§ **What to work on**: Your output must consist solely of the lines from the "Reproduce this chart with Plotly.js." line through the "const vals1 = [32, 20.3];" line, exactly as written, without images.

Part of a data file:
----

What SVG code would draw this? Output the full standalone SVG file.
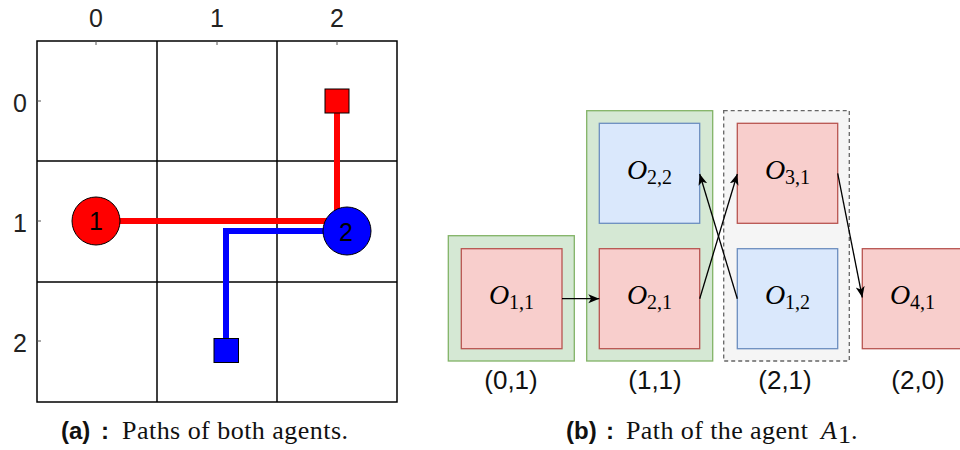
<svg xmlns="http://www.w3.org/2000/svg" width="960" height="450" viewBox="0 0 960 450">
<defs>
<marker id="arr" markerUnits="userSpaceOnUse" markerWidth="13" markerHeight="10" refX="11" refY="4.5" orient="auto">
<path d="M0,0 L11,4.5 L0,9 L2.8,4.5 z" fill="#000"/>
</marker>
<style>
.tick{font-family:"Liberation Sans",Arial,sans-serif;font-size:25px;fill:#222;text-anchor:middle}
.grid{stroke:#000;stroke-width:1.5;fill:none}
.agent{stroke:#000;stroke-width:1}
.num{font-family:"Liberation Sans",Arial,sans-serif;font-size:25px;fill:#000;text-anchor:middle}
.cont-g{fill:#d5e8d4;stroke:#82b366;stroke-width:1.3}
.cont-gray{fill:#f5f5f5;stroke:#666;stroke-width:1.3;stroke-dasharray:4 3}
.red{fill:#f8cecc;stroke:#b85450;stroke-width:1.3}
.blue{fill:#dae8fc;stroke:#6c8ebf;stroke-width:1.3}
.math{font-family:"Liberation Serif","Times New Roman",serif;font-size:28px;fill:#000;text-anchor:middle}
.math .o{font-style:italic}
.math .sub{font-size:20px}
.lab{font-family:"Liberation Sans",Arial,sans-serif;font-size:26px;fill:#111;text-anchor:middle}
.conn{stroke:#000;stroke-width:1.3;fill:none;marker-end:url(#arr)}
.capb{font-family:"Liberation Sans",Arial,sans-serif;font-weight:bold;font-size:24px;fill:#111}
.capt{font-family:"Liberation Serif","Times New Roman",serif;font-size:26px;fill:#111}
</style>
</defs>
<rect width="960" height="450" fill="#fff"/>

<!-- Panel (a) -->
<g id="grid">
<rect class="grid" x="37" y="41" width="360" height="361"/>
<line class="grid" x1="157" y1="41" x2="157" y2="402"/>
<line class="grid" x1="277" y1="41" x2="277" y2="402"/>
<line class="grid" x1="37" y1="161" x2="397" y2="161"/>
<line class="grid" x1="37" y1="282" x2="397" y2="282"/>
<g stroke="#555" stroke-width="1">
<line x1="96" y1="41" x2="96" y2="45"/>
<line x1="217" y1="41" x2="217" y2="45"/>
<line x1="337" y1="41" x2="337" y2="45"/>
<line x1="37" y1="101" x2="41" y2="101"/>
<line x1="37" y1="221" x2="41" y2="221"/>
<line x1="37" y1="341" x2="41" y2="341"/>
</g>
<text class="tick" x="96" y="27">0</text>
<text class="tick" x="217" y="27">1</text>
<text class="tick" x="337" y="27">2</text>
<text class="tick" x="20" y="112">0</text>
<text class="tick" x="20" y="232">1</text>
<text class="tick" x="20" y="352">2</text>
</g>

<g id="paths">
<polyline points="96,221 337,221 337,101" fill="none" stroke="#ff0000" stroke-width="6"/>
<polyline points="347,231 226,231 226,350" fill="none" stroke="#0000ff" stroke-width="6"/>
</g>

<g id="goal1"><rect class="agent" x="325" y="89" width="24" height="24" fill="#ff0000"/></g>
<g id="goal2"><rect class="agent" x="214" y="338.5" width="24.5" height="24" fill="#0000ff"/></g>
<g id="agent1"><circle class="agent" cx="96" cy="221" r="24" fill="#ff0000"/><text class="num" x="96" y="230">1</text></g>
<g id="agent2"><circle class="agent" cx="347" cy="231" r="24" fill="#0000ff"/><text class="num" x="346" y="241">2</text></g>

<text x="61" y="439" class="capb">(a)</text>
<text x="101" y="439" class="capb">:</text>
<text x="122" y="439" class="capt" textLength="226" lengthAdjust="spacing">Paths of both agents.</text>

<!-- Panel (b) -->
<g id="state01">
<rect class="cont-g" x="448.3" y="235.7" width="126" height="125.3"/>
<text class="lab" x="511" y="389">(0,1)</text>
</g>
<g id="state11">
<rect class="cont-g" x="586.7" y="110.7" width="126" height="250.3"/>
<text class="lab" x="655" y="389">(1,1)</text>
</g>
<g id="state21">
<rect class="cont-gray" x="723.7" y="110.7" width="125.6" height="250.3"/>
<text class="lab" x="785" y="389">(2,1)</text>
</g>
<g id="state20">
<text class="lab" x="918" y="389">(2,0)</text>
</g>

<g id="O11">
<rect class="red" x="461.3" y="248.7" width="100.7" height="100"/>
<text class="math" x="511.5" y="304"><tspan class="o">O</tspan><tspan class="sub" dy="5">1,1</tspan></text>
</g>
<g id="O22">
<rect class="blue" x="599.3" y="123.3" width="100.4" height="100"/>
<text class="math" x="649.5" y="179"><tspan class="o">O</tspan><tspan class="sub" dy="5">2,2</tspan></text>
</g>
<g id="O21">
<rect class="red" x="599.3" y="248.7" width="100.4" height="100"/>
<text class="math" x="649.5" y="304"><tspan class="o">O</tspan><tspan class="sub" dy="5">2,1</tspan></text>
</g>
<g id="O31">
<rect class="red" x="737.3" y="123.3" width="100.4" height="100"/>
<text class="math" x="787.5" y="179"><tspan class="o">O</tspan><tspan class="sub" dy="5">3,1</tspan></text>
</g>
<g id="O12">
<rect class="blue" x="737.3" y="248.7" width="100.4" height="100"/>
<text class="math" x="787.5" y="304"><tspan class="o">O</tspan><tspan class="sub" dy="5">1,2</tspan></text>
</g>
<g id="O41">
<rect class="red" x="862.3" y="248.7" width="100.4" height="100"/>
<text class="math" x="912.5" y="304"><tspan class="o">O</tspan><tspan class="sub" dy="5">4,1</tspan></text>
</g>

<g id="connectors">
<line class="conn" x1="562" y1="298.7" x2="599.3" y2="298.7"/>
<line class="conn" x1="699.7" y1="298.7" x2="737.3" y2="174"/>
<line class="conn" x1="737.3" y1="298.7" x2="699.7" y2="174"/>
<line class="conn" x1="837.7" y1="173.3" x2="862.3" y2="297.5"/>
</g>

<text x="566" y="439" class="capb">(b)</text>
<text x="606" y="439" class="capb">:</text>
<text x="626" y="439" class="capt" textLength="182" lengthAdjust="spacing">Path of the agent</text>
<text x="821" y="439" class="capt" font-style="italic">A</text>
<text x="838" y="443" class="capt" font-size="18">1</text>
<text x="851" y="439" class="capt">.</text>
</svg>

----

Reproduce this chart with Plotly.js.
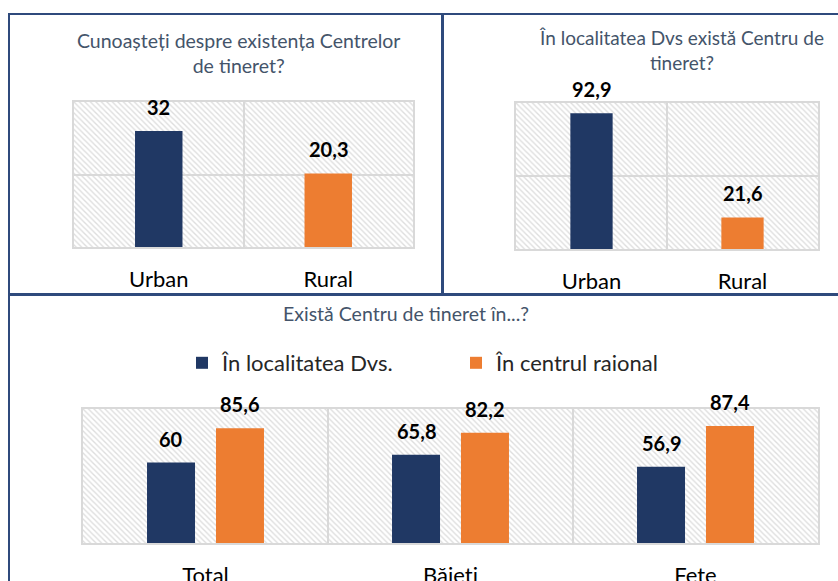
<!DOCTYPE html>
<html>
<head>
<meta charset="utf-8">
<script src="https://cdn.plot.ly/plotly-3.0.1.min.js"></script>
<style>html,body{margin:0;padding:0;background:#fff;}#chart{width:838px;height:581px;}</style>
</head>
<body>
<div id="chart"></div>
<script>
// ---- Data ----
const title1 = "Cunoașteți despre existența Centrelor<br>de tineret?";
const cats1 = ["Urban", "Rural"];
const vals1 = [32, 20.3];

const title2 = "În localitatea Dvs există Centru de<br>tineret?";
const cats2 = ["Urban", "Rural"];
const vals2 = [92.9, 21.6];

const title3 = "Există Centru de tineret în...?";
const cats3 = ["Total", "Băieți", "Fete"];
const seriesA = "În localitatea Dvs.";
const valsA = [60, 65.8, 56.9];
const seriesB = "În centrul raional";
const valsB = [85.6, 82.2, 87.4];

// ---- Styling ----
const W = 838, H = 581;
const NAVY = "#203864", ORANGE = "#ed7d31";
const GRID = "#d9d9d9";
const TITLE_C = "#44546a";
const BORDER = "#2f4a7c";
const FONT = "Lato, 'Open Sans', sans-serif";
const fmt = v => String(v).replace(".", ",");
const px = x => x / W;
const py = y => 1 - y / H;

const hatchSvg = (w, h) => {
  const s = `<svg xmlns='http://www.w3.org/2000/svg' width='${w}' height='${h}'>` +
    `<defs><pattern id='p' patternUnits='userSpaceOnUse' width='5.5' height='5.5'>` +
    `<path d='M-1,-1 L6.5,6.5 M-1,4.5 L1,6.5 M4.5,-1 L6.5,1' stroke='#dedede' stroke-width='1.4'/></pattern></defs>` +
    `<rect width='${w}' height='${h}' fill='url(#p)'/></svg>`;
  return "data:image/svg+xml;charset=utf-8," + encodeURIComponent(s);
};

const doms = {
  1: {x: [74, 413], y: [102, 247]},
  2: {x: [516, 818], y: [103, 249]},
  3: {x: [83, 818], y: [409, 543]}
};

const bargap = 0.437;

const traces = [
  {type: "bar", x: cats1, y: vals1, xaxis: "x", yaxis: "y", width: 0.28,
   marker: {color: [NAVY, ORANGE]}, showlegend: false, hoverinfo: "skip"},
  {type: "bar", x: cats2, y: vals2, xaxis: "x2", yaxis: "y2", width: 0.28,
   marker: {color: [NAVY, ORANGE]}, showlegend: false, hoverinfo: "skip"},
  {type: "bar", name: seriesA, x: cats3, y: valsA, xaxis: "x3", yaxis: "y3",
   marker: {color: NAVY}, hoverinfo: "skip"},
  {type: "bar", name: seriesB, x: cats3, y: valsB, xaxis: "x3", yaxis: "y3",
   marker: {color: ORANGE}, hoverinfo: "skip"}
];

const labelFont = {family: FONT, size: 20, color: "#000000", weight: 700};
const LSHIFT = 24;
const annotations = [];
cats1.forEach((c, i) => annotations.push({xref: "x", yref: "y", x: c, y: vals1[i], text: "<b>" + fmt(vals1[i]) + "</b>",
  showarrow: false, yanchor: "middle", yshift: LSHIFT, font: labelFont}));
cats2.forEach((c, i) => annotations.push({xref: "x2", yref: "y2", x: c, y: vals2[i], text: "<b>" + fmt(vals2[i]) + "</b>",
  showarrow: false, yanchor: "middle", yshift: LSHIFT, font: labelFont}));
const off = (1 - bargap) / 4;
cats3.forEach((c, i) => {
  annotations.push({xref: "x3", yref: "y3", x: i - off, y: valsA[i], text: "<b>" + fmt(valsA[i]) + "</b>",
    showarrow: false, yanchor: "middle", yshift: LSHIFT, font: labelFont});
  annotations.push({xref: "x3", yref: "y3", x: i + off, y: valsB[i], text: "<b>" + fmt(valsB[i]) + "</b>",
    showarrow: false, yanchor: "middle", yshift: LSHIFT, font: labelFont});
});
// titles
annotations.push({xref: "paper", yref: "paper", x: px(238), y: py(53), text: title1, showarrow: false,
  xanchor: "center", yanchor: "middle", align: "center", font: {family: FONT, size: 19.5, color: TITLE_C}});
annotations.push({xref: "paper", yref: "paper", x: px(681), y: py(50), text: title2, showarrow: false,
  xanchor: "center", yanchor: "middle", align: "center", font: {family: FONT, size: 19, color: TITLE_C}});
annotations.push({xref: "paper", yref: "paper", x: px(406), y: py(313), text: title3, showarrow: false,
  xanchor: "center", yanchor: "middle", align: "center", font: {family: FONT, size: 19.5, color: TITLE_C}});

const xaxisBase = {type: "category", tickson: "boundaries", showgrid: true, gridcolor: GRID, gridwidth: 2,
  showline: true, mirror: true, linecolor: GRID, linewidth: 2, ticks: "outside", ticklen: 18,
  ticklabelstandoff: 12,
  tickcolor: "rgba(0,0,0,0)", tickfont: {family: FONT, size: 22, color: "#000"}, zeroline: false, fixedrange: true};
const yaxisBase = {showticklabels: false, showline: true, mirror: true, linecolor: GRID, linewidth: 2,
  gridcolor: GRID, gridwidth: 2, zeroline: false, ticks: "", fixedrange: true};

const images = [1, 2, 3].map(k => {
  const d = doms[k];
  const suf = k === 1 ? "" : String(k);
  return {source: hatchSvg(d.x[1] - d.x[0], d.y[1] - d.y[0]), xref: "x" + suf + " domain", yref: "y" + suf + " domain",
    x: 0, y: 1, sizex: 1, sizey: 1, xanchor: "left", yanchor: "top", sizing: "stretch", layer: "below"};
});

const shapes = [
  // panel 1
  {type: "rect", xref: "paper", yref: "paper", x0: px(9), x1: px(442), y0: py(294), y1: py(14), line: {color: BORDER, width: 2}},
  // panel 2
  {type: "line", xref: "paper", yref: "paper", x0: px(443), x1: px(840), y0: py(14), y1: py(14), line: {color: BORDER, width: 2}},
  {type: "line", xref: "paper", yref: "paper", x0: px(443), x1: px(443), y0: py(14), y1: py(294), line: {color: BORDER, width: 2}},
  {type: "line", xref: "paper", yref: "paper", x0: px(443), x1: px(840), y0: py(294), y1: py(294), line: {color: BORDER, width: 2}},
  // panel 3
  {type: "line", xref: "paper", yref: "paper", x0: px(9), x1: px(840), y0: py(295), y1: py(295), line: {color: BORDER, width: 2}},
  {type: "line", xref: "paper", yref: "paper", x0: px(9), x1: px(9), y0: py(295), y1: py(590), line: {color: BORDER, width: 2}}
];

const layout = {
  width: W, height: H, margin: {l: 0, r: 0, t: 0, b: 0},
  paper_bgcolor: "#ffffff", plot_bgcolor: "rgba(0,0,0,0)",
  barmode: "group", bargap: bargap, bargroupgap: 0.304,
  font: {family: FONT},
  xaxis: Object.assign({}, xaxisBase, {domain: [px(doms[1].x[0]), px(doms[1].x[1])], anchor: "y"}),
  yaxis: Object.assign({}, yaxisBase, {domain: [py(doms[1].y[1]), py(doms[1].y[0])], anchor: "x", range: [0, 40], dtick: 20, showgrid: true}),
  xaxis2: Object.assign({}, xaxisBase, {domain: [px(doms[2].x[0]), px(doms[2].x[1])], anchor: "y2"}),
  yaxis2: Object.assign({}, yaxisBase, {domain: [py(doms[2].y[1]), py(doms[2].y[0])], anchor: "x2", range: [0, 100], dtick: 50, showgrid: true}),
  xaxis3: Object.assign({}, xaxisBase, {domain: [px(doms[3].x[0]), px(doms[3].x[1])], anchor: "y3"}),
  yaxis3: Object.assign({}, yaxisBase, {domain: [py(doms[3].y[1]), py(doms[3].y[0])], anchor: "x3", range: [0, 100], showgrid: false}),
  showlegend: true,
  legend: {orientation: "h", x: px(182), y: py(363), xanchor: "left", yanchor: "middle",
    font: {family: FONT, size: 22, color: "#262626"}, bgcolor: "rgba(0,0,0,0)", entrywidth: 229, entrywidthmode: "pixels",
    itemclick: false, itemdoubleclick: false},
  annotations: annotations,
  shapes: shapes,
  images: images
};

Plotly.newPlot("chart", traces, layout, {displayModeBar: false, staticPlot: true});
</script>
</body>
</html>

----

§ **Solution to this task**:
Reproduce this chart with Plotly.js.
<!DOCTYPE html>
<html>
<head>
<meta charset="utf-8">
<script src="https://cdn.plot.ly/plotly-3.0.1.min.js"></script>
<style>html,body{margin:0;padding:0;background:#fff;}#chart{width:838px;height:581px;}</style>
</head>
<body>
<div id="chart"></div>
<script>
// ---- Data ----
const title1 = "Cunoașteți despre existența Centrelor<br>de tineret?";
const cats1 = ["Urban", "Rural"];
const vals1 = [32, 20.3];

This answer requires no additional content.